What the exercise asks
Show all lines that include the string "picture"; copy each one.

Excerpted records
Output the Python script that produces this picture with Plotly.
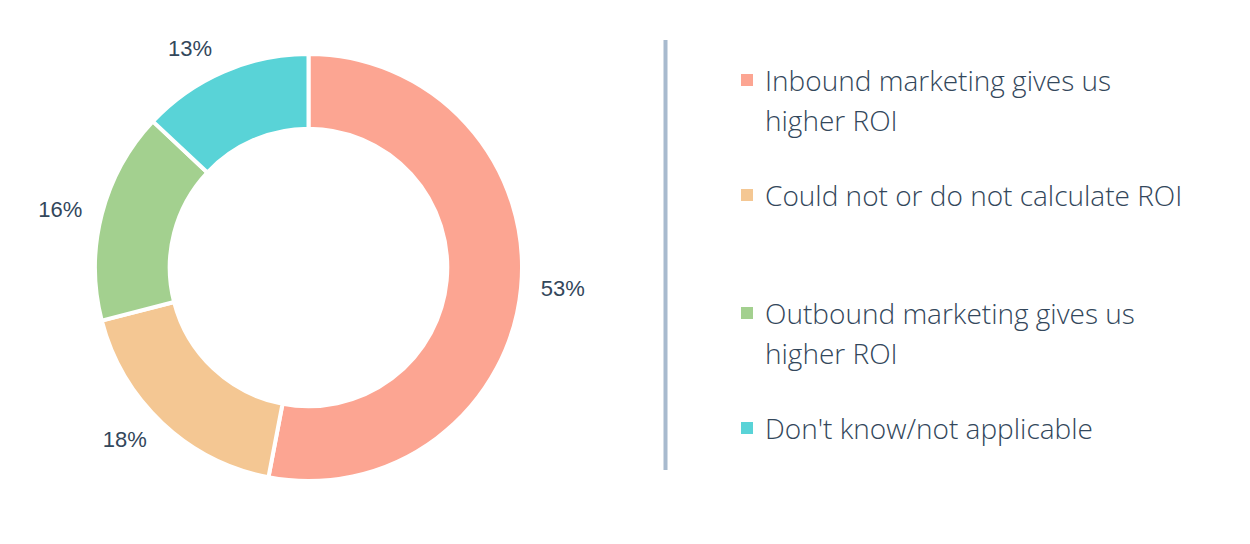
import plotly.graph_objects as go

categories = ["Inbound marketing gives us<br>higher ROI",
              "Could not or do not calculate ROI",
              "Outbound marketing gives us<br>higher ROI",
              "Don't know/not applicable"]
shares = [53, 18, 16, 13]
colors = ["#FCA592", "#F4C793", "#A3D08F", "#59D3D7"]
legend_rows = [80, 195, 313, 428]   # y (px) of each legend entry's first line

W, H = 1250, 544
OFF = 8          # page body margin pushes the plot 8px right/down
TEXT = "#33475B"


def px(x):
    return (x - OFF) / W


def py(y):
    return 1 - (y - OFF) / H


fig = go.Figure()

# the donut itself
fig.add_trace(go.Pie(
    values=shares, labels=categories, sort=False, direction="clockwise",
    hole=0.65, textinfo="none", hoverinfo="label+percent",
    marker=dict(colors=colors, line=dict(color="white", width=4)),
    domain=dict(x=[px(95), px(522)], y=[py(481), py(54)]),
    showlegend=False,
))

# transparent copy, slightly larger, only to carry the outside % labels
fig.add_trace(go.Pie(
    values=shares, labels=categories, sort=False, direction="clockwise",
    textinfo="percent", textposition="outside",
    textfont=dict(family="Liberation Sans, Arial", size=22, color=TEXT),
    marker=dict(colors=["rgba(0,0,0,0)"] * 4, line=dict(width=0)),
    hoverinfo="skip",
    domain=dict(x=[px(81.5), px(535.5)], y=[py(494), py(40)]),
    showlegend=False,
))

shapes = [dict(type="line", xref="paper", yref="paper",
               x0=px(665.5), x1=px(665.5), y0=py(470), y1=py(40),
               line=dict(color="#A8BACE", width=4))]
annotations = []
for name, col, y in zip(categories, colors, legend_rows):
    shapes.append(dict(type="rect", xref="paper", yref="paper",
                       x0=px(741), x1=px(753), y0=py(y + 6), y1=py(y - 6),
                       fillcolor=col, line=dict(width=0)))
    for i, line in enumerate(name.split("<br>")):
        annotations.append(dict(
            text=line, xref="paper", yref="paper",
            x=px(763), y=py(y + 40 * i), xanchor="left", yanchor="middle",
            showarrow=False,
            font=dict(family="Open Sans", size=28, weight=300, color=TEXT)))

fig.update_layout(
    width=W, height=H, margin=dict(l=0, r=0, t=0, b=0),
    paper_bgcolor="white", plot_bgcolor="white",
    shapes=shapes, annotations=annotations,
)

fig.write_html("out.html")
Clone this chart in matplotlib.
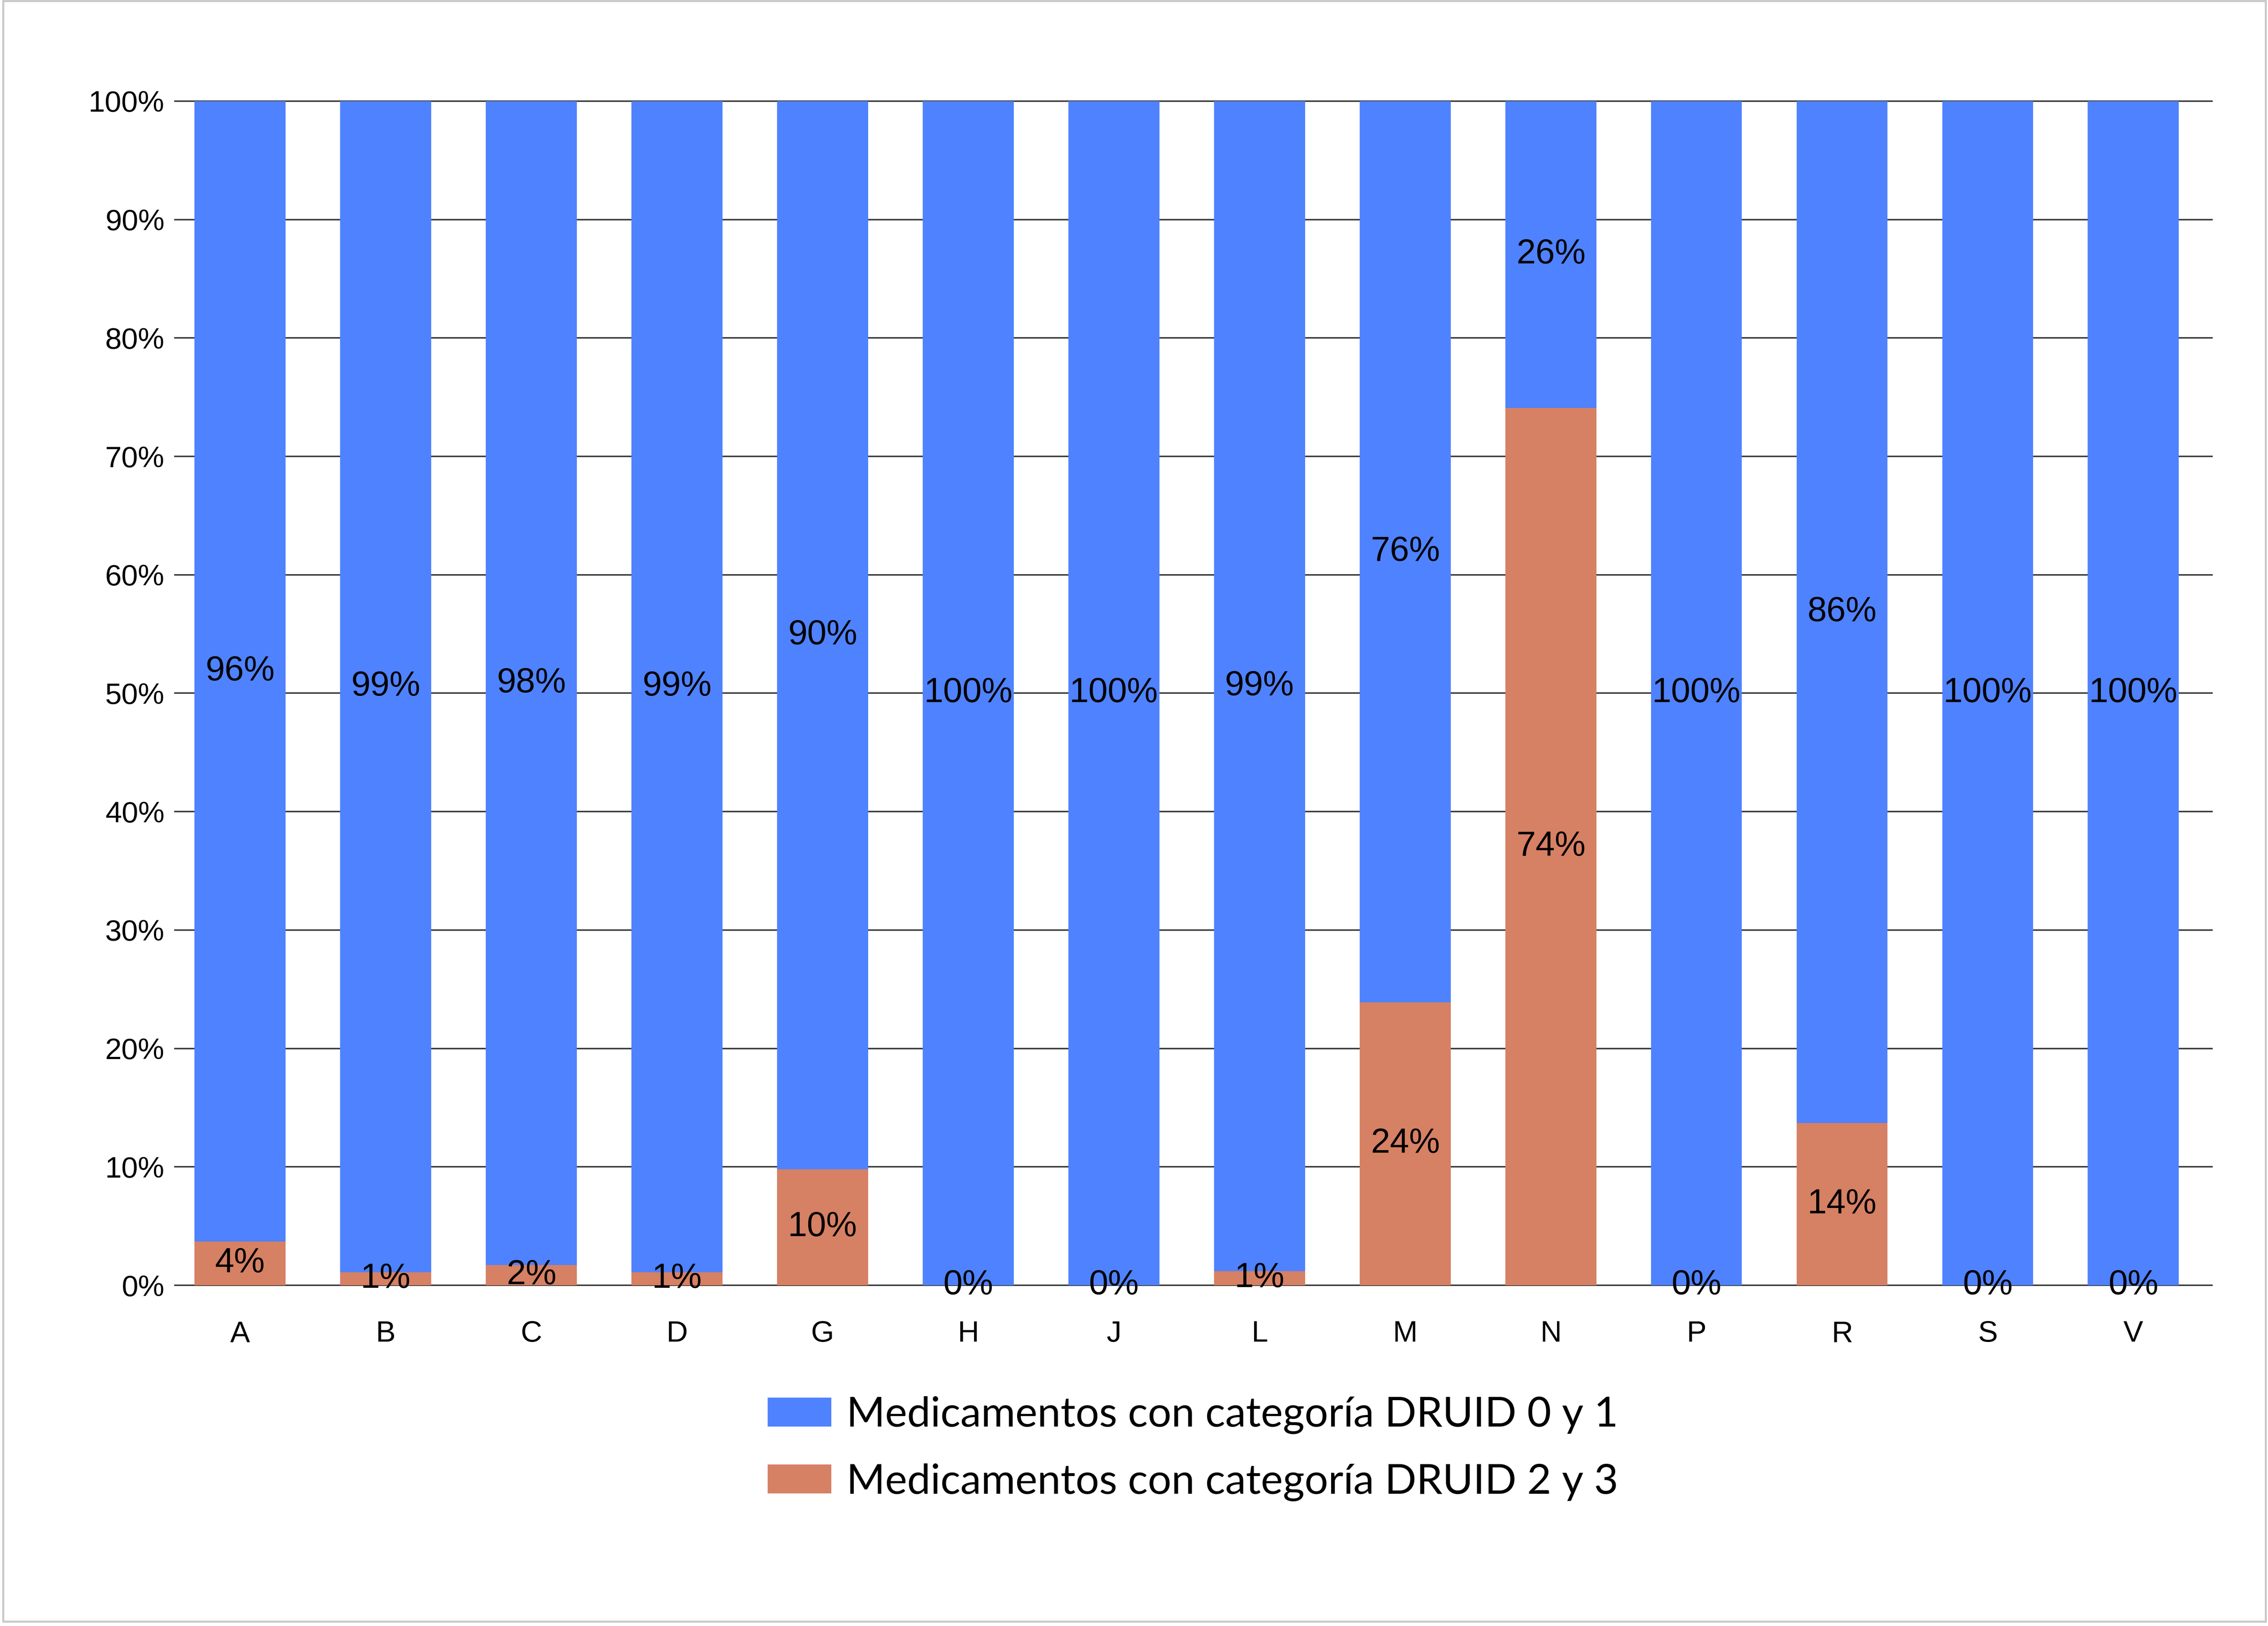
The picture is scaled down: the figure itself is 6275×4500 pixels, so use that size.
import matplotlib
matplotlib.use("Agg")
import matplotlib.pyplot as plt
from matplotlib.patches import Rectangle

categories = ["A", "B", "C", "D", "G", "H", "J", "L", "M", "N", "P", "R", "S", "V"]
druid_23 = [3.7, 1.1, 1.7, 1.1, 9.8, 0.0, 0.0, 1.2, 23.9, 74.1, 0.0, 13.7, 0.0, 0.0]
druid_01 = [100 - v for v in druid_23]
series_names = ["Medicamentos con categoría DRUID 0 y 1",
                "Medicamentos con categoría DRUID 2 y 3"]
y_ticks = [0, 10, 20, 30, 40, 50, 60, 70, 80, 90, 100]

blue = "#4f82ff"
orange = "#d68064"

W, H = 6275, 4500
fig = plt.figure(figsize=(W / 100, H / 100), dpi=100)
fig.patch.set_facecolor("white")
fig.patches.append(Rectangle((9 / W, 12 / H), (6269 - 9) / W, (4497 - 12) / H,
                             transform=fig.transFigure, fill=False,
                             edgecolor="#c8c8c8", linewidth=4))

ax = fig.add_axes([484 / W, 1 - 3557 / H, (6120 - 484) / W, (3557 - 280) / H])
x = list(range(len(categories)))

for t in y_ticks:
    ax.axhline(t, color="#3a3a3a", linewidth=3, zorder=0, clip_on=False)

b2 = ax.bar(x, druid_23, width=0.625, color=orange, zorder=2,
            label=series_names[1])
b1 = ax.bar(x, druid_01, bottom=druid_23, width=0.625, color=blue, zorder=2,
            label=series_names[0])

ax.bar_label(b1, labels=[f"{round(v)}%" for v in druid_01], label_type="center",
             fontfamily="Liberation Sans", fontsize=69, zorder=5)
ax.bar_label(b2, labels=[f"{round(v)}%" for v in druid_23], label_type="center",
             fontfamily="Liberation Sans", fontsize=69, zorder=5)

ax.set_xlim(-0.447, 13.54)
ax.set_ylim(0, 100)
ax.set_yticks(y_ticks)
ax.set_yticklabels([f"{t}%" for t in y_ticks], fontfamily="Liberation Sans",
                   fontsize=59)
ax.set_xticks(x)
ax.set_xticklabels(categories, fontfamily="Liberation Sans", fontsize=59)
ax.tick_params(axis="both", length=0)
ax.tick_params(axis="y", pad=21)
ax.tick_params(axis="x", pad=70)
for s in ax.spines.values():
    s.set_visible(False)

fig.legend(handles=[b1, b2], labels=series_names, loc="center",
           bbox_to_anchor=(0.526, 0.109), frameon=False,
           prop={"family": "Lato", "size": 83},
           handlelength=1.53, handleheight=0.69, handletextpad=0.36,
           labelspacing=0.70, borderpad=0)

fig.savefig("out.png", dpi=100, facecolor="white")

Solution to the exercise
Output the Python script that produces this picture with Plotly.
The picture is scaled down: the figure itself is 6275×4500 pixels, so use that size.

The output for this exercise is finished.